I’m going to share with you something that has been on my heart!
My husband and I recently made some big changes in our lives by moving an hour and a half away from where we previously lived, to live in our dream location with plans of building a house in the next year or so. We now live in the GORGEOUS cascade mountains next to Lake Kachess in WA. It’s crazy how this opportunity came about but we feel so blessed and we LOVE living in the forest. It’s stunning.
Although I am beyond stoked to be up here, I found myself getting stressed and frustrated and all other things because I wasn’t able to move and suddenly be in my normal routine and schedule. Well, yea, you’re probably thinking, you just moved. Oh. I know! I know all of this, and yet I was putting so much pressure on myself to have everything perfect and ‘normal’ again that I was overwhelming myself and truly not able to appreciate this cool move and beautiful place.
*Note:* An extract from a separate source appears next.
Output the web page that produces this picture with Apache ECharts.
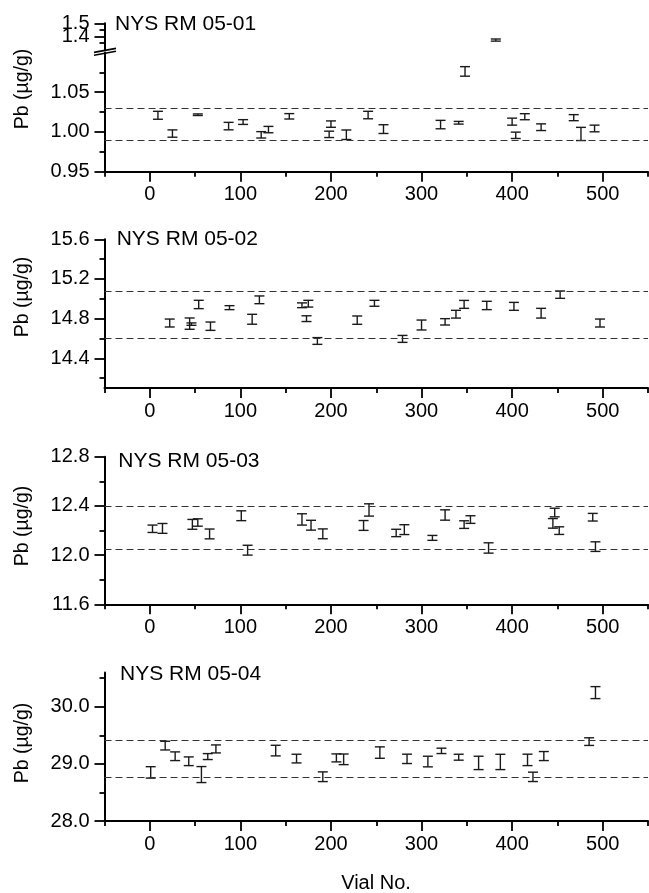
<!DOCTYPE html>
<html lang="en">
<head>
    <meta charset="UTF-8">
    <title>Pb in NYS RM 05 vials</title>
    <style>
        *{
            margin: 0;
            padding: 0;
        }
        #main{
            width: 649px;
            height: 893px;
            background: #fff;
        }
    </style>
</head>
<body>
<div id="main"></div>

<script src="https://cdn.jsdelivr.net/npm/echarts@6.0.0/dist/echarts.min.js"></script>
<script>
    // vial number axis
    let xMin = -50, xMax = 550;
    let xMajor = [0, 100, 200, 300, 400, 500];
    let xMinor = [-50, 50, 150, 250, 350, 450, 550];

    // NYS RM 05-01
    let vial1 = [9, 25, 53, 87, 103, 123, 131, 154, 200, 198, 217, 241, 258, 321, 341, 348, 382, 400, 404, 414, 432, 468, 476, 491];
    let pb1 = [1.021, 0.998, 1.0217, 1.0074, 1.0125, 0.9964, 1.003, 1.0197, 1.0099, 0.997, 0.9965, 1.0213, 1.0036, 1.0093, 1.0116, 1.0762, 1.373, 1.013, 0.9958, 1.0192, 1.006, 1.018, 0.9975, 1.0044];
    let sd1 = [0.005, 0.0046, 0.001, 0.0047, 0.003, 0.004, 0.004, 0.0034, 0.004, 0.004, 0.006, 0.0047, 0.0055, 0.0053, 0.0017, 0.006, 0.008, 0.0044, 0.004, 0.0038, 0.0042, 0.0038, 0.0083, 0.0042];
    let limits1 = [0.991, 1.026];
    let yLabels1 = ['0.95', '1.00', '1.05', '1.4', '1.5'];
    let yMinor1 = [0.975, 1.025, 1.075, 1.35, 1.45];

    // NYS RM 05-02
    let vial2 = [22, 44, 46, 54, 67, 88, 113, 121, 168, 175, 173, 185, 229, 248, 279, 300, 326, 338, 347, 372, 402, 432, 453, 497];
    let pb2 = [14.756, 14.75, 14.745, 14.943, 14.724, 14.911, 14.794, 14.99, 14.935, 14.951, 14.80, 14.575, 14.785, 14.955, 14.596, 14.736, 14.768, 14.845, 14.944, 14.933, 14.924, 14.855, 15.042, 14.756];
    let sd2 = [0.04, 0.057, 0.012, 0.042, 0.042, 0.02, 0.05, 0.039, 0.024, 0.034, 0.029, 0.034, 0.042, 0.03, 0.035, 0.05, 0.032, 0.039, 0.04, 0.042, 0.04, 0.049, 0.037, 0.04];
    let limits2 = [14.602, 15.079];
    let yLabels2 = ['14.4', '14.8', '15.2', '15.6'];
    let yMinor2 = [14.2, 14.6, 15.0, 15.4];

    // NYS RM 05-03
    let vial3 = [3, 14, 47, 53, 66, 101, 108, 168, 178, 191, 236, 242, 272, 281, 312, 326, 347, 354, 374, 445, 447, 452, 489, 492];
    let pb3 = [12.214, 12.217, 12.25, 12.265, 12.172, 12.32, 12.04, 12.29, 12.243, 12.173, 12.241, 12.367, 12.18, 12.207, 12.14, 12.326, 12.248, 12.289, 12.058, 12.258, 12.346, 12.199, 12.308, 12.069];
    let sd3 = [0.03, 0.04, 0.04, 0.03, 0.04, 0.04, 0.04, 0.046, 0.04, 0.04, 0.04, 0.05, 0.03, 0.04, 0.02, 0.042, 0.031, 0.031, 0.042, 0.039, 0.035, 0.031, 0.031, 0.039];
    let limits3 = [12.055, 12.402];
    let yLabels3 = ['11.6', '12.0', '12.4', '12.8'];
    let yMinor3 = [11.8, 12.2, 12.6];

    // NYS RM 05-04
    let vial4 = [1, 17, 28, 43, 57, 64, 73, 139, 162, 191, 206, 214, 254, 284, 307, 322, 341, 363, 387, 417, 423, 435, 485, 492];
    let pb4 = [28.851, 29.32, 29.134, 29.046, 28.813, 29.128, 29.262, 29.233, 29.093, 28.775, 29.105, 29.08, 29.198, 29.088, 29.041, 29.228, 29.117, 29.017, 29.034, 29.07, 28.773, 29.137, 29.39, 30.248];
    let sd4 = [0.1, 0.076, 0.076, 0.076, 0.14, 0.052, 0.07, 0.093, 0.076, 0.085, 0.07, 0.093, 0.1, 0.082, 0.093, 0.047, 0.052, 0.117, 0.134, 0.1, 0.082, 0.079, 0.067, 0.105];
    let limits4 = [28.765, 29.405];
    let yLabels4 = ['28.0', '29.0', '30.0'];
    let yMinor4 = [28.5, 29.5, 30.5];

    let font = 'Liberation Sans';
    let gridLeft = 104.5, gridRight = 1;

    // one entry per plot box; panel 1 is split by the axis break
    let boxes = [
        {top: 23.3, height: 26.4, min: 1.3, max: 1.5, vial: vial1, pb: pb1, sd: sd1, limits: [], labels: yLabels1, minor: yMinor1, showX: false},
        {top: 52.5, height: 119.2, min: 0.95, max: 1.1, vial: vial1, pb: pb1, sd: sd1, limits: limits1, labels: yLabels1, minor: yMinor1, showX: true},
        {top: 239.3, height: 148.8, min: 14.1, max: 15.6, vial: vial2, pb: pb2, sd: sd2, limits: limits2, labels: yLabels2, minor: yMinor2, showX: true},
        {top: 456.7, height: 147.6, min: 11.6, max: 12.8, vial: vial3, pb: pb3, sd: sd3, limits: limits3, labels: yLabels3, minor: yMinor3, showX: true},
        {top: 672.5, height: 148.5, min: 28.0, max: 30.6, vial: vial4, pb: pb4, sd: sd4, limits: limits4, labels: yLabels4, minor: yMinor4, showX: true}
    ];

    function renderBar(params, api) {
        let x = api.value(0), y = api.value(1), e = api.value(2);
        let hi = api.coord([x, y + e]);
        let lo = api.coord([x, y - e]);
        let style = {stroke: '#1a1a1a', lineWidth: 1.4};
        return {
            type: 'group',
            children: [
                {type: 'line', shape: {x1: hi[0] - 5, y1: hi[1], x2: hi[0] + 5, y2: hi[1]}, style: style},
                {type: 'line', shape: {x1: lo[0] - 5, y1: lo[1], x2: lo[0] + 5, y2: lo[1]}, style: style},
                {type: 'line', shape: {x1: hi[0], y1: hi[1], x2: lo[0], y2: lo[1]}, style: style}
            ]
        };
    }

    let grid = [], xAxis = [], yAxis = [], series = [];

    for (let i = 0; i < boxes.length; i++) {
        let b = boxes[i];
        let inRange = function (v) { return v >= b.min - 1e-9 && v <= b.max + 1e-9; };
        let majors = b.labels.map(Number).filter(inRange);
        let minors = b.minor.filter(inRange);
        let labels = b.labels;
        // every other label goes on the second axis so close labels are not dropped
        let labA = majors.filter(function (v, k) { return k % 2 === 0; });
        let labB = majors.filter(function (v, k) { return k % 2 === 1; });
        let fmt = function (v) {
            for (let k = 0; k < labels.length; k++) {
                if (Math.abs(Number(labels[k]) - v) < 1e-6) return labels[k];
            }
            return '';
        };
        let yLabel = function (vals) {
            return {customValues: vals, color: '#000', fontFamily: font, fontSize: 20, margin: 15, formatter: fmt};
        };

        grid.push({left: gridLeft, right: gridRight, top: b.top, height: b.height, outerBoundsMode: 'none'});

        xAxis.push({
            type: 'value', gridIndex: i, min: xMin, max: xMax, position: 'bottom', show: b.showX,
            axisLine: {onZero: false, lineStyle: {color: '#000', width: 2}},
            axisTick: {customValues: xMajor, length: 10, lineStyle: {color: '#000', width: 1.8}},
            axisLabel: {customValues: xMajor, color: '#000', fontFamily: font, fontSize: 20, margin: 13},
            splitLine: {show: false}
        });
        xAxis.push({
            type: 'value', gridIndex: i, min: xMin, max: xMax, position: 'bottom', show: b.showX,
            axisLine: {show: false, onZero: false},
            axisTick: {customValues: xMinor, length: 5, lineStyle: {color: '#000', width: 1.8}},
            axisLabel: {show: false},
            splitLine: {show: false}
        });

        yAxis.push({
            type: 'value', gridIndex: i, min: b.min, max: b.max, position: 'left',
            axisLine: {onZero: false, lineStyle: {color: '#000', width: 2}},
            axisTick: {customValues: majors, length: 10, lineStyle: {color: '#000', width: 1.8}},
            axisLabel: yLabel(labA),
            splitLine: {show: false}
        });
        yAxis.push({
            type: 'value', gridIndex: i, min: b.min, max: b.max, position: 'left',
            axisLine: {show: false, onZero: false},
            axisTick: {customValues: minors, length: 5, lineStyle: {color: '#000', width: 1.8}},
            axisLabel: labB.length ? yLabel(labB) : {show: false},
            splitLine: {show: false}
        });

        let data = [];
        for (let k = 0; k < b.vial.length; k++) {
            if (inRange(b.pb[k])) data.push([b.vial[k], b.pb[k], b.sd[k]]);
        }
        series.push({
            type: 'custom', xAxisIndex: 2 * i, yAxisIndex: 2 * i,
            renderItem: renderBar, data: data, silent: true
        });
        if (b.limits.length) {
            series.push({
                type: 'line', xAxisIndex: 2 * i, yAxisIndex: 2 * i, data: [], silent: true,
                markLine: {
                    symbol: 'none', silent: true, label: {show: false},
                    lineStyle: {color: '#333', width: 1, type: [7, 4]},
                    data: b.limits.map(function (v) { return {yAxis: v}; })
                }
            });
        }
    }

    let titles = [
        {text: 'NYS RM 05-01', x: 115, y: 24.2},
        {text: 'NYS RM 05-02', x: 116.7, y: 238.9},
        {text: 'NYS RM 05-03', x: 118.3, y: 461.7},
        {text: 'NYS RM 05-04', x: 120, y: 674.2}
    ];
    let nameY = [89, 297, 526, 743];

    let graphic = [];
    titles.forEach(function (t) {
        graphic.push({type: 'text', x: t.x, y: t.y, style: {text: t.text, fontFamily: font, fontSize: 21, fill: '#000', verticalAlign: 'middle'}});
    });
    nameY.forEach(function (y) {
        graphic.push({type: 'text', x: 23, y: y, rotation: Math.PI / 2, style: {text: 'Pb (µg/g)', fontFamily: font, fontSize: 19.5, fill: '#000', align: 'center', verticalAlign: 'middle'}});
    });
    graphic.push({type: 'text', x: 376, y: 883, style: {text: 'Vial No.', fontFamily: font, fontSize: 20, fill: '#000', align: 'center', verticalAlign: 'middle'}});
    // axis break mark on panel 1
    graphic.push({type: 'line', shape: {x1: 94, y1: 52.4, x2: 116, y2: 48.4}, style: {stroke: '#000', lineWidth: 1.6}});
    graphic.push({type: 'line', shape: {x1: 94, y1: 55.2, x2: 116, y2: 51.2}, style: {stroke: '#000', lineWidth: 1.6}});

    let myChart = echarts.init(document.getElementById('main'));
    myChart.setOption({
        animation: false,
        backgroundColor: '#fff',
        grid: grid,
        xAxis: xAxis,
        yAxis: yAxis,
        series: series,
        graphic: graphic
    });
</script>
</body>
</html>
I have been up here a month, and I cannot even begin to tell you how many times I’ve had to check in with myself and this realization to bring me back down from my crazy…
All of this to say, there are seasons in life and within each season, there is a different sense of balance. I can look back at my life and see the different seasons and what each of those seasons held, whether it be more focus on family, work, travel, or whatever was required of me at the time.
In each season, there is a different definition of balance and that’s ok.
That’s what I keep telling myself. Because honestly, in another year or so, I may be looking back at this last month where I haven’t had much time to work on my businesses and be grateful because I got to spend more time with family and move to a gorgeous place and love on my friends.
So, take each season as they come, enjoy it for what it is and give yourself a little grace. I know that I needed to be doing that earlier than now because being healthy is being able to be healthy in all capacities. Mental, emotional, physical and lifestyle.
Take care and stay healthy friends.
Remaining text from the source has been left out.